> _Task directions_
All of the data below must be repeated exactly.

——

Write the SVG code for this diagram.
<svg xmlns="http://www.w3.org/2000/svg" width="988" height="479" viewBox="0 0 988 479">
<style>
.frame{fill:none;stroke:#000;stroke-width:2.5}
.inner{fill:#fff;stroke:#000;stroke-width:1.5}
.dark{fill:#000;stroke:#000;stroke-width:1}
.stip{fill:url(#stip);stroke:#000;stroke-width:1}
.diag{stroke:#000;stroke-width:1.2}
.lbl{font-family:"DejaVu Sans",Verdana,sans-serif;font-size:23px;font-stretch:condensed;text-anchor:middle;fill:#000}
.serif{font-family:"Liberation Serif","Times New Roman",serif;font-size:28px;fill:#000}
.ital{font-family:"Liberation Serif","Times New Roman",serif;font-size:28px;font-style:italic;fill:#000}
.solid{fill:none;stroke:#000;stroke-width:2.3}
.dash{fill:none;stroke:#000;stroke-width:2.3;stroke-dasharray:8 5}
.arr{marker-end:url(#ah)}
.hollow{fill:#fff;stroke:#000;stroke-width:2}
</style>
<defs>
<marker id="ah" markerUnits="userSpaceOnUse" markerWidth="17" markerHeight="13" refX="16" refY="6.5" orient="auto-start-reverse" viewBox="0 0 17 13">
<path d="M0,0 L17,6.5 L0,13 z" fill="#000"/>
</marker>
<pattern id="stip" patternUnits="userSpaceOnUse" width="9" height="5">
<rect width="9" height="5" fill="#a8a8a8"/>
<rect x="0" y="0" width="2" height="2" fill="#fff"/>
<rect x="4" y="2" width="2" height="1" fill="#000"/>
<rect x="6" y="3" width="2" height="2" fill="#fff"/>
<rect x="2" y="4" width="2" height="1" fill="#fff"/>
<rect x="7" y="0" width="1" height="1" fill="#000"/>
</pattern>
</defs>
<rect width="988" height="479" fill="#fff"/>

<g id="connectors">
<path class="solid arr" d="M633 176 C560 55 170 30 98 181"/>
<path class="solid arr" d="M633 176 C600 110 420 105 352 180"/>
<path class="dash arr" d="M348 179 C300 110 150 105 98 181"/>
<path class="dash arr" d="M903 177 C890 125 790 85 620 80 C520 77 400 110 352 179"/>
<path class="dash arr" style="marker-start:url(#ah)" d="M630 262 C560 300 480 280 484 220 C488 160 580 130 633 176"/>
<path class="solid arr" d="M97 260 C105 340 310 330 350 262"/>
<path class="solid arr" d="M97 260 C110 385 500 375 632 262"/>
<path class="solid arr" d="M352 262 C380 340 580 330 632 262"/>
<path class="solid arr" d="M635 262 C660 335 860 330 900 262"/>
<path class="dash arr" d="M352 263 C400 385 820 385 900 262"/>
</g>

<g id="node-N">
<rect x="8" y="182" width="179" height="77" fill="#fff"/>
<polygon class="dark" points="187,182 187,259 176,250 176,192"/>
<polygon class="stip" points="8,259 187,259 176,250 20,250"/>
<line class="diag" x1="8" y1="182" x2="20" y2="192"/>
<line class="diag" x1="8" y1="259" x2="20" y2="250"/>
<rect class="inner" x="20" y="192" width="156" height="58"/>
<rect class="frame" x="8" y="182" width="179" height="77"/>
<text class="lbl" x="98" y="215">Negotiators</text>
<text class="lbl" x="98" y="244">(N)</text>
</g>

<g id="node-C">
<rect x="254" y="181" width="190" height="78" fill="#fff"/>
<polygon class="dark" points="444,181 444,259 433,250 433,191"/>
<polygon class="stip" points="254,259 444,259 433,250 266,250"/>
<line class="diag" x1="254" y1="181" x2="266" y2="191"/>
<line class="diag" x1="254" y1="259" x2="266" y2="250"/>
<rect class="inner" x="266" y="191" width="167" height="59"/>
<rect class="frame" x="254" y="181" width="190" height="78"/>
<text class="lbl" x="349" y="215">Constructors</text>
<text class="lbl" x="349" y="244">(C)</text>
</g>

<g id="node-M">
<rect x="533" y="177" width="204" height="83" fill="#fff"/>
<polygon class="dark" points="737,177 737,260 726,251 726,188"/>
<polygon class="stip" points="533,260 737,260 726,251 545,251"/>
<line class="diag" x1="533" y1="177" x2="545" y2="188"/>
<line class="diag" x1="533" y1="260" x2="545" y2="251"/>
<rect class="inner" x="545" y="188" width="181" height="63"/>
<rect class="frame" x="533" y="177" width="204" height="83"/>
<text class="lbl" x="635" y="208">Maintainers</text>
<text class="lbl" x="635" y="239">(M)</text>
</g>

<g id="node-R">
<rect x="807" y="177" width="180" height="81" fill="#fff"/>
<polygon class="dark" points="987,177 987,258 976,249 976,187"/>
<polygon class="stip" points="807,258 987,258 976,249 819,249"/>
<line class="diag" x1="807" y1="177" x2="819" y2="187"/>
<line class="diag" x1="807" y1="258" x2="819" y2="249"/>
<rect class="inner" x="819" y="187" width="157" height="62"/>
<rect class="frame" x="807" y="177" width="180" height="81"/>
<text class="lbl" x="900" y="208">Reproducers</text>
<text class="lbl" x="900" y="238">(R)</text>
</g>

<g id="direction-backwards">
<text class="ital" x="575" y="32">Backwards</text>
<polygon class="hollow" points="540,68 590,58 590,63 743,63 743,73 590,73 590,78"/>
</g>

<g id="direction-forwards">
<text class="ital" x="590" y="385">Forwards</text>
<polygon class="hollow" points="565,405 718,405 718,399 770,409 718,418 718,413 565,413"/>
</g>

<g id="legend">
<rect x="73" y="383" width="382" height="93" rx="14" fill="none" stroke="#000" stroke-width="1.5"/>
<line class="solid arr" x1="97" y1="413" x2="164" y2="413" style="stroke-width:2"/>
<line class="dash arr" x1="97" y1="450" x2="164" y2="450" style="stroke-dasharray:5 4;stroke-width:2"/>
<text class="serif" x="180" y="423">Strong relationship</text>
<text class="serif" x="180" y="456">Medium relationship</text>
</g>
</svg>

——

> _Task solution_
Write the SVG code for this diagram.
<svg xmlns="http://www.w3.org/2000/svg" width="988" height="479" viewBox="0 0 988 479">
<style>
.frame{fill:none;stroke:#000;stroke-width:2.5}
.inner{fill:#fff;stroke:#000;stroke-width:1.5}
.dark{fill:#000;stroke:#000;stroke-width:1}
.stip{fill:url(#stip);stroke:#000;stroke-width:1}
.diag{stroke:#000;stroke-width:1.2}
.lbl{font-family:"DejaVu Sans",Verdana,sans-serif;font-size:23px;font-stretch:condensed;text-anchor:middle;fill:#000}
.serif{font-family:"Liberation Serif","Times New Roman",serif;font-size:28px;fill:#000}
.ital{font-family:"Liberation Serif","Times New Roman",serif;font-size:28px;font-style:italic;fill:#000}
.solid{fill:none;stroke:#000;stroke-width:2.3}
.dash{fill:none;stroke:#000;stroke-width:2.3;stroke-dasharray:8 5}
.arr{marker-end:url(#ah)}
.hollow{fill:#fff;stroke:#000;stroke-width:2}
</style>
<defs>
<marker id="ah" markerUnits="userSpaceOnUse" markerWidth="17" markerHeight="13" refX="16" refY="6.5" orient="auto-start-reverse" viewBox="0 0 17 13">
<path d="M0,0 L17,6.5 L0,13 z" fill="#000"/>
</marker>
<pattern id="stip" patternUnits="userSpaceOnUse" width="9" height="5">
<rect width="9" height="5" fill="#a8a8a8"/>
<rect x="0" y="0" width="2" height="2" fill="#fff"/>
<rect x="4" y="2" width="2" height="1" fill="#000"/>
<rect x="6" y="3" width="2" height="2" fill="#fff"/>
<rect x="2" y="4" width="2" height="1" fill="#fff"/>
<rect x="7" y="0" width="1" height="1" fill="#000"/>
</pattern>
</defs>
<rect width="988" height="479" fill="#fff"/>

<g id="connectors">
<path class="solid arr" d="M633 176 C560 55 170 30 98 181"/>
<path class="solid arr" d="M633 176 C600 110 420 105 352 180"/>
<path class="dash arr" d="M348 179 C300 110 150 105 98 181"/>
<path class="dash arr" d="M903 177 C890 125 790 85 620 80 C520 77 400 110 352 179"/>
<path class="dash arr" style="marker-start:url(#ah)" d="M630 262 C560 300 480 280 484 220 C488 160 580 130 633 176"/>
<path class="solid arr" d="M97 260 C105 340 310 330 350 262"/>
<path class="solid arr" d="M97 260 C110 385 500 375 632 262"/>
<path class="solid arr" d="M352 262 C380 340 580 330 632 262"/>
<path class="solid arr" d="M635 262 C660 335 860 330 900 262"/>
<path class="dash arr" d="M352 263 C400 385 820 385 900 262"/>
</g>

<g id="node-N">
<rect x="8" y="182" width="179" height="77" fill="#fff"/>
<polygon class="dark" points="187,182 187,259 176,250 176,192"/>
<polygon class="stip" points="8,259 187,259 176,250 20,250"/>
<line class="diag" x1="8" y1="182" x2="20" y2="192"/>
<line class="diag" x1="8" y1="259" x2="20" y2="250"/>
<rect class="inner" x="20" y="192" width="156" height="58"/>
<rect class="frame" x="8" y="182" width="179" height="77"/>
<text class="lbl" x="98" y="215">Negotiators</text>
<text class="lbl" x="98" y="244">(N)</text>
</g>

<g id="node-C">
<rect x="254" y="181" width="190" height="78" fill="#fff"/>
<polygon class="dark" points="444,181 444,259 433,250 433,191"/>
<polygon class="stip" points="254,259 444,259 433,250 266,250"/>
<line class="diag" x1="254" y1="181" x2="266" y2="191"/>
<line class="diag" x1="254" y1="259" x2="266" y2="250"/>
<rect class="inner" x="266" y="191" width="167" height="59"/>
<rect class="frame" x="254" y="181" width="190" height="78"/>
<text class="lbl" x="349" y="215">Constructors</text>
<text class="lbl" x="349" y="244">(C)</text>
</g>

<g id="node-M">
<rect x="533" y="177" width="204" height="83" fill="#fff"/>
<polygon class="dark" points="737,177 737,260 726,251 726,188"/>
<polygon class="stip" points="533,260 737,260 726,251 545,251"/>
<line class="diag" x1="533" y1="177" x2="545" y2="188"/>
<line class="diag" x1="533" y1="260" x2="545" y2="251"/>
<rect class="inner" x="545" y="188" width="181" height="63"/>
<rect class="frame" x="533" y="177" width="204" height="83"/>
<text class="lbl" x="635" y="208">Maintainers</text>
<text class="lbl" x="635" y="239">(M)</text>
</g>

<g id="node-R">
<rect x="807" y="177" width="180" height="81" fill="#fff"/>
<polygon class="dark" points="987,177 987,258 976,249 976,187"/>
<polygon class="stip" points="807,258 987,258 976,249 819,249"/>
<line class="diag" x1="807" y1="177" x2="819" y2="187"/>
<line class="diag" x1="807" y1="258" x2="819" y2="249"/>
<rect class="inner" x="819" y="187" width="157" height="62"/>
<rect class="frame" x="807" y="177" width="180" height="81"/>
<text class="lbl" x="900" y="208">Reproducers</text>
<text class="lbl" x="900" y="238">(R)</text>
</g>

<g id="direction-backwards">
<text class="ital" x="575" y="32">Backwards</text>
<polygon class="hollow" points="540,68 590,58 590,63 743,63 743,73 590,73 590,78"/>
</g>

<g id="direction-forwards">
<text class="ital" x="590" y="385">Forwards</text>
<polygon class="hollow" points="565,405 718,405 718,399 770,409 718,418 718,413 565,413"/>
</g>

<g id="legend">
<rect x="73" y="383" width="382" height="93" rx="14" fill="none" stroke="#000" stroke-width="1.5"/>
<line class="solid arr" x1="97" y1="413" x2="164" y2="413" style="stroke-width:2"/>
<line class="dash arr" x1="97" y1="450" x2="164" y2="450" style="stroke-dasharray:5 4;stroke-width:2"/>
<text class="serif" x="180" y="423">Strong relationship</text>
<text class="serif" x="180" y="456">Medium relationship</text>
</g>
</svg>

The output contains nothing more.